Group and Parent Support

The rating based on analysis of above mentioned parameters is a standalone rating. However, it is commonly observed that an enterprise belonging to an established business group or a company is on a different footing compared to a stand-alone entity. The former could benefit from the parent/group in terms of credibility, brand equity, managerial, business and financial support. Notching the standalone ratings of individual companies up, is based on the assumption that a company's credit worthiness, apart from its own business and financial strengths and weaknesses is also dependent on the backing it enjoys with the group/parent/government.

The degree of linkage between the entity and its group companies/parent/government needs to be ascertained to decide the extent of notching. Some of the factors influencing the degree of association are usage of common name, size of investment and holding in the entity by its parent/group/government, past instances of support etc.

Please click here to access the criteria on "Group and Parent Support”

Assessment of Environmental, Social and Governance (ESG) Risks

In addition to the above mentioned Rating Framework, Acuité also comments on the ESG parameters in case of certain listed entities in its Rating Rationale.

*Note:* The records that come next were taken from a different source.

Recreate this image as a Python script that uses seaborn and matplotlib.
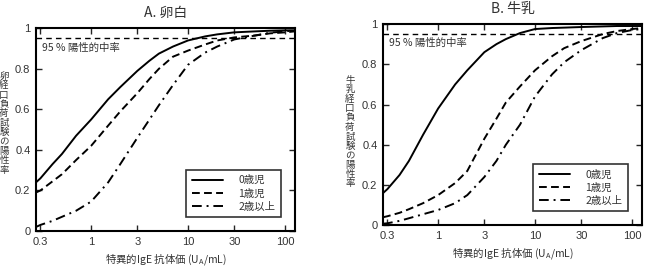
import numpy as np
import pandas as pd
import matplotlib
matplotlib.use("Agg")
import matplotlib.pyplot as plt
import seaborn as sns

# ----------------------------- data ------------------------------------
x_ige = [0.27, 0.3, 0.4, 0.5, 0.7, 1, 1.5, 2, 3, 4, 5, 7, 10, 15, 20, 30, 50, 70, 100, 127]

egg_age0 = [0.24, 0.26, 0.33, 0.38, 0.47, 0.55, 0.65, 0.71, 0.79, 0.84, 0.875, 0.91, 0.94, 0.96, 0.97, 0.98, 0.985, 0.988, 0.99, 0.99]
egg_age1 = [0.19, 0.20, 0.245, 0.28, 0.35, 0.42, 0.52, 0.59, 0.68, 0.75, 0.80, 0.86, 0.89, 0.92, 0.94, 0.955, 0.965, 0.975, 0.98, 0.985]
egg_age2 = [0.02, 0.03, 0.05, 0.07, 0.10, 0.145, 0.24, 0.33, 0.46, 0.55, 0.62, 0.72, 0.82, 0.88, 0.91, 0.945, 0.965, 0.978, 0.985, 0.99]

milk_age0 = [0.16, 0.18, 0.25, 0.32, 0.45, 0.58, 0.70, 0.77, 0.86, 0.90, 0.925, 0.955, 0.975, 0.98, 0.982, 0.985, 0.988, 0.99, 0.99, 0.99]
milk_age1 = [0.04, 0.045, 0.062, 0.08, 0.11, 0.15, 0.21, 0.27, 0.43, 0.53, 0.61, 0.69, 0.77, 0.84, 0.88, 0.915, 0.95, 0.965, 0.975, 0.98]
milk_age2 = [0.008, 0.01, 0.022, 0.035, 0.055, 0.076, 0.11, 0.15, 0.24, 0.32, 0.40, 0.50, 0.64, 0.75, 0.81, 0.87, 0.93, 0.955, 0.97, 0.975]

age_labels = ["0歳児", "1歳児", "2歳以上"]
ppv_level = 0.95
ppv_text = "95 % 陽性的中率"
x_ticks = [0.3, 1, 3, 10, 30, 100]
x_ticklabels = ["0.3", "1", "3", "10", "30", "100"]
y_ticks = [0, 0.2, 0.4, 0.6, 0.8, 1]
y_ticklabels = ["0", "0.2", "0.4", "0.6", "0.8", "1"]

panels = [
    ("A. 卵白", "卵経口負荷試験の陽性率", [egg_age0, egg_age1, egg_age2]),
    ("B. 牛乳", "牛乳経口負荷試験の陽性率", [milk_age0, milk_age1, milk_age2]),
]

# ----------------------------- style -----------------------------------
sns.set_style("ticks")
plt.rcParams["font.family"] = ["Liberation Sans", "Noto Sans CJK JP", "DejaVu Sans"]
TXT = "#333333"
CJK = "Noto Sans CJK JP"

DASHES = {age_labels[0]: "", age_labels[1]: (4, 2.2), age_labels[2]: (5, 2.5, 1, 2.5)}

fig = plt.figure(figsize=(6.46, 2.67), dpi=100)
ax_pos = [
    [36 / 646, 1 - 231 / 267, 259 / 646, 202.7 / 267],
    [383 / 646, 1 - 225.3 / 267, 259 / 646, 201.3 / 267],
]
ylabel_xy = [(4 / 646, 1 - 123 / 267), (350 / 646, 1 - 132 / 267)]

for i, (title, ylab, series) in enumerate(panels):
    ax = fig.add_axes(ax_pos[i])
    rows = []
    for lab, vals in zip(age_labels, series):
        for xv, yv in zip(x_ige, vals):
            rows.append({"ige": xv, "rate": yv, "age": lab})
    df = pd.DataFrame(rows)

    sns.lineplot(
        data=df, x="ige", y="rate", style="age", style_order=age_labels,
        dashes=DASHES, color="black", linewidth=1.4, ax=ax, legend=True,
        estimator=None, sort=False,
    )
    ax.axhline(ppv_level, color="black", linewidth=1.0, linestyle=(0, (4, 3)))
    ax.text(0.315, 0.905, ppv_text, fontsize=7.5, color=TXT, va="center", ha="left",
            family=CJK)

    ax.set_xscale("log")
    ax.set_xlim(0.27, 127)
    ax.set_ylim(0, 1)
    ax.set_xticks(x_ticks)
    ax.set_xticklabels(x_ticklabels)
    ax.set_yticks(y_ticks)
    ax.set_yticklabels(y_ticklabels)
    ax.minorticks_off()
    ax.tick_params(direction="in", length=4, width=1, top=True, right=True,
                   labelsize=8, labelcolor=TXT, pad=4)
    for sp in ax.spines.values():
        sp.set_visible(True)
        sp.set_linewidth(1.5)
        sp.set_color("black")

    ax.set_title(title, fontsize=10, color=TXT, pad=8, family=CJK)
    ax.set_xlabel("特異的IgE 抗体価 (U$_\\mathregular{A}$/mL)", fontsize=7.5, color=TXT,
                  labelpad=4, family=CJK)
    ax.set_ylabel("")
    fig.text(ylabel_xy[i][0], ylabel_xy[i][1], "\n".join(ylab), family=CJK,
             fontsize=6.8, color=TXT, ha="center", va="center", linespacing=1.05)

    leg = ax.legend(loc="lower right", bbox_to_anchor=(0.965, 0.044),
                    prop={"family": CJK, "size": 7.5},
                    frameon=True, fancybox=False, edgecolor="black", handlelength=3.0,
                    handletextpad=1.5, borderpad=0.5, labelspacing=0.3, title=None)
    leg.get_frame().set_linewidth(1.2)
    for t in leg.get_texts():
        t.set_color(TXT)

fig.savefig("out.png", dpi=100)
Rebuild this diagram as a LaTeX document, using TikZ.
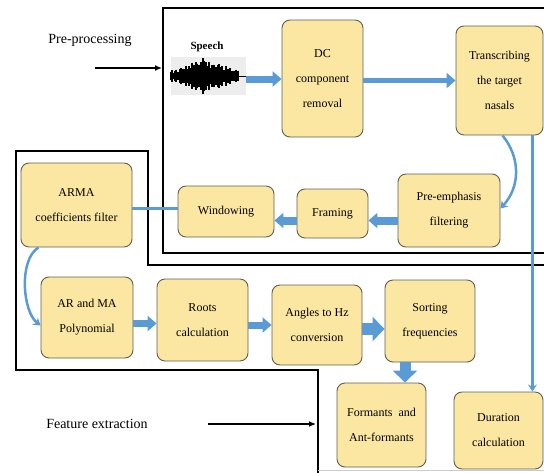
\documentclass[tikz,border=0pt]{standalone}
\usepackage{fontspec}
\setmainfont{Liberation Serif}
\usetikzlibrary{arrows.meta}
\definecolor{boxfill}{RGB}{251,230,162}
\definecolor{boxline}{RGB}{95,95,85}
\definecolor{flowblue}{RGB}{91,155,213}

\tikzset{
  stage/.style 2 args={draw=boxline, fill=boxfill, line width=0.9pt, rounded corners=8pt,
    minimum width=#1, minimum height=#2, align=center, font=\fontsize{12}{25}\selectfont},
  flow/.style={draw=flowblue, line width=7pt, -{Triangle[width=15pt,length=9pt]}},
  fatflow/.style={draw=flowblue, line width=12pt, -{Triangle[width=24pt,length=12pt]}},
  thinflow/.style={draw=flowblue, line width=2.5pt, -{Stealth[width=9pt,length=7pt]}},
  region/.style={draw=black, line width=2.2pt},
  pointer/.style={draw=black, line width=1.3pt, -{Latex[length=7pt,width=6pt]}},
  caption/.style={font=\fontsize{14}{14}\selectfont}
}

\begin{document}
\begin{tikzpicture}[x=1pt, y=-1pt]
\useasboundingbox (0,0) rectangle (544,472);
% the two stages
\draw[region] (546,8) -- (163,8) -- (163,253) -- (546,253);
\draw[region] (546,265) -- (148,265) -- (148,151) -- (16,151) -- (16,370) -- (318,370) -- (318,474);
\draw[gray!40, line width=0.8pt] (318,470) -- (546,470);

\node[caption] (pre) at (90,40) {Pre-processing};
\node[caption] (feat) at (97,424) {Feature extraction};
\coordinate (pre-tail) at (95,68);
\coordinate (pre-head) at (162,68);
\coordinate (feat-tail) at (208,424);
\coordinate (feat-head) at (316,424);
\draw[pointer] (pre-tail) -- (pre-head);
\draw[pointer] (feat-tail) -- (feat-head);

% speech signal
\node[fill=black!7, minimum width=75pt, minimum height=38pt, inner sep=0pt] (speech) at (208,76) {};
\node[font=\bfseries\fontsize{11}{11}\selectfont, inner sep=1pt] (speechlbl) at (207,47) {Speech};
\pgfmathsetseed{5}
\begin{scope}[shift={(speech.center)}, line width=1.4pt]
\foreach \x in {-37,-36,...,30}{
  \pgfmathsetmacro\h{(7+11*rnd)*(1-abs(\x+4)/48)}
  \draw (\x,-\h) -- (\x,\h);
}
\draw[line width=1pt] (30,0) -- (38,0);
\end{scope}

% blocks
\node[stage={81pt}{117pt}] (dc) at (322.5,78.5) {DC\\component\\removal};
\node[stage={87pt}{109pt}] (trans) at (499.5,80.5) {Transcribing\\the target\\nasals};
\node[stage={102pt}{73pt}] (emph) at (449,210.5) {Pre-emphasis\\filtering};
\node[stage={71pt}{49pt}] (frame) at (332.5,213.5) {Framing};
\node[stage={96pt}{51pt}] (window) at (226,211.5) {Windowing};
\node[stage={111pt}{84pt}] (arma) at (76.5,205) {ARMA\\coefficients filter};
\node[stage={92pt}{81pt}] (poly) at (87,317.5) {AR and MA\\Polynomial};
\node[stage={91pt}{82pt}] (roots) at (202.5,320) {Roots\\calculation};
\node[stage={90pt}{80pt}] (angles) at (317,325) {Angles to Hz\\conversion};
\node[stage={90pt}{82pt}] (sorting) at (430,321) {Sorting\\frequencies};
\node[stage={89pt}{84pt}] (formants) at (381.5,425) {Formants~~and\\Ant-formants};
\node[stage={89pt}{77pt}] (duration) at (498.5,430.5) {Duration\\calculation};

% arrows
\draw[flow] ([yshift=-3pt]speech.east) -- ([yshift=-3pt]speech.east -| dc.west);
\draw[flow, line width=5pt] ([yshift=-2pt]dc.east) -- ([yshift=-2pt]dc.east -| trans.west);
\draw[thinflow] ([xshift=3pt]trans.south) .. controls +(18,22) and +(20,-22) .. ([yshift=2pt]emph.east);
\draw[flow, line width=8pt] ([yshift=-10pt]emph.west) -- ([yshift=-10pt]emph.west -| frame.east);
\draw[flow, line width=8pt] ([yshift=-7pt]frame.west) -- ([yshift=-7pt]frame.west -| window.east);
\draw[flowblue, line width=3pt] ([yshift=3pt]window.west) -- ([yshift=3pt]window.west -| arma.east);
\draw[thinflow] ([xshift=18pt]arma.south west) .. controls +(-20,12) and +(-18,-14) .. ([yshift=-8pt]poly.west);
\draw[flow] ([yshift=-6pt]poly.east) -- ([yshift=-6pt]poly.east -| roots.west);
\draw[flow] ([yshift=-5pt]roots.east) -- ([yshift=-5pt]roots.east -| angles.west);
\draw[fatflow] ([yshift=-4pt]angles.east) -- ([yshift=-4pt]angles.east -| sorting.west);
\draw[fatflow, line width=11pt] ([xshift=-25pt]sorting.south) -- ([xshift=-25pt]sorting.south |- formants.north);
\draw[thinflow, line width=3pt] ([xshift=-11pt]trans.south east) -- ([xshift=-11pt]trans.south east |- duration.north);
\end{tikzpicture}
\end{document}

The primary goal of any commercial entity is to maximize the value for its owners/ shareholders through profit maximization. However, it has to be recognised that besides profit maximization, any business entity has certain responsibilities towards the society in which it is operating and towards the environment. Hence, an ESG assessment of a business entity assumes importance. ESG is a framework for measuring the performance of the company across three specific categories: Environmental, Social and Governance. ESG as a concept has been around for more than a decade. However, it has recently gained in prominence with large international investors tracking the ESG scores before taking the investment decisions. The regulators have also recognised the importance of the ESG framework. A SEBI circular on Business Responsibility and Sustainability Reporting dated May 10, 2021, requires the top 1,000 listed corporates to disclose significant non-financial information voluntarily in fiscal 2022 and compulsorily from fiscal 2023.

Acuité believes that the current trend among institutional investors of considering ESG scores along with the other conventional parameters like the credit rating will gain in importance over the near future.